Jonathan McEvoy, Daily Mail reporter, complained: “British athletics played fast and loose with our national identity on Thursday by appointing as captain a ‘Plastic Brit’ who would not — or cannot — recite the words of God Save The Queen.”
Despite the fact that Porter has held a British passport since birth, her mother is British and her father Nigerian, the reporter still believes that she is not British enough, not worthy enough and certainly not one of us.
The use of meaningless, emotive notions of Britishness to show that she is not “one of us” is a cheap shot that I would hope that most people would see through but I fear they actually will not. The whole God Save The Queen line was thrown in so the average man / woman on the street would read it and cry “She CAN’T sing our national anthem. She WON’T sing our national anthem. Well then she’s not British enough, she’s not worthy enough, she’s certainly not one of us.

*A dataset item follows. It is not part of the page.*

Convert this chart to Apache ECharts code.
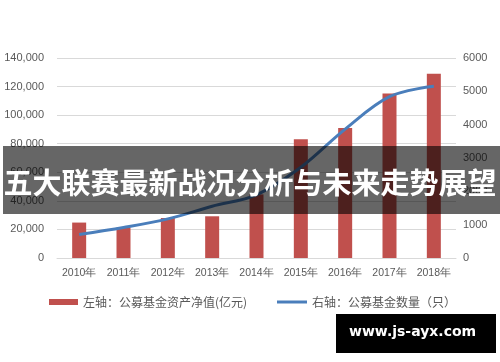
<!DOCTYPE html>
<html>
<head>
<meta charset="utf-8">
<script src="https://cdn.jsdelivr.net/npm/echarts@6/dist/echarts.min.js"></script>
<style>
html,body{margin:0;padding:0;background:#fff;}
#c{width:500px;height:362px;}
</style>
</head>
<body>
<div id="c"></div>
<script>
const categories = ['2010年','2011年','2012年','2013年','2014年','2015年','2016年','2017年','2018年'];
const netAssets = [24800, 21300, 28000, 29200, 44500, 83200, 91000, 115200, 129000];
const fundCount = [704, 914, 1173, 1552, 1897, 2722, 3867, 4841, 5153];
const barName = '左轴：公募基金资产净值(亿元)';
const lineName = '右轴：公募基金数量（只）';
const bannerText = '五大联赛最新战况分析与未来走势展望';
const watermark = 'www.js-ayx.com';

const chart = echarts.init(document.getElementById('c'), null, {renderer:'canvas'});
const labelColor = '#595959';
const baseFont = '"Liberation Sans", Arial, sans-serif';
chart.setOption({
  animation: false,
  backgroundColor: '#fff',
  grid: {left: 57, right: 44, top: 58, bottom: 104, containLabel: false},
  legend: [{
    data: [barName], left: 44, top: 291, itemWidth: 29, itemHeight: 6, icon: 'rect',
    textStyle: {color: labelColor, fontSize: 12, fontFamily: '"Noto Sans CJK SC", sans-serif'}, itemGap: 4
  },{
    data: [lineName], left: 272, top: 291, itemWidth: 30, itemHeight: 3, icon: 'rect',
    textStyle: {color: labelColor, fontSize: 12, fontFamily: '"Noto Sans CJK SC", sans-serif'}, itemGap: 4
  }],
  xAxis: {
    type: 'category', data: categories,
    axisLine: {lineStyle: {color: '#d9d9d9'}},
    axisTick: {show: false},
    axisLabel: {color: labelColor, fontSize: 10.5, fontFamily: baseFont, margin: 10, interval: 0, hideOverlap: false}
  },
  yAxis: [{
    type: 'value', min: 0, max: 140000, interval: 20000,
    axisLine: {show: false}, axisTick: {show: false},
    axisLabel: {color: labelColor, fontSize: 11, fontFamily: baseFont, margin: 13,
      formatter: v => v.toLocaleString('en-US')},
    splitLine: {lineStyle: {color: '#d9d9d9'}}
  },{
    type: 'value', min: 0, max: 6000, interval: 1000, position: 'right',
    axisLine: {show: false}, axisTick: {show: false},
    axisLabel: {color: labelColor, fontSize: 11, fontFamily: baseFont, margin: 7,
      formatter: v => String(v)},
    splitLine: {show: false}
  }],
  series: [{
    name: barName, type: 'bar', data: netAssets, yAxisIndex: 0,
    barWidth: 14, itemStyle: {color: '#c0504d'}
  },{
    name: lineName, type: 'line', data: fundCount, yAxisIndex: 1,
    smooth: 0.35, showSymbol: false, symbol: 'none',
    lineStyle: {color: '#4a7ebb', width: 3}, itemStyle: {color: '#4a7ebb'}
  }],
  graphic: [{
    type: 'rect', left: 3, top: 146, z: 100,
    shape: {width: 497, height: 68},
    style: {fill: 'rgba(0,0,0,0.6)'}
  },{
    type: 'text', left: 'center', top: 168, z: 101,
    style: {text: bannerText, fill: '#fff', font: 'bold 29px "Noto Sans CJK SC", sans-serif'}
  },{
    type: 'rect', left: 336, top: 314, z: 100,
    shape: {width: 160, height: 39},
    style: {fill: '#000'}
  },{
    type: 'text', left: 349, top: 325, z: 101,
    style: {text: watermark, fill: '#fff', font: 'bold 14px "DejaVu Sans", sans-serif'}
  }]
});
</script>
</body>
</html>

The term itself is so blatantly xenophobic and anti-foreign that I’m truly shocked that it has been repeated so widely in the media. We cannot accept this blatant attempt to set up an “other” for us to ridicule, mock and blame all our ills on. If Britain perform badly I’d bet a million quid that Porter and the other ‘plastics’ get to enjoy the blame for the British loss all by themselves. How lucky for them. Of course, being a hypocritical nation at our core, if we do well you know who will be the first to get a knighthood. “Our” Plastic Brits of course.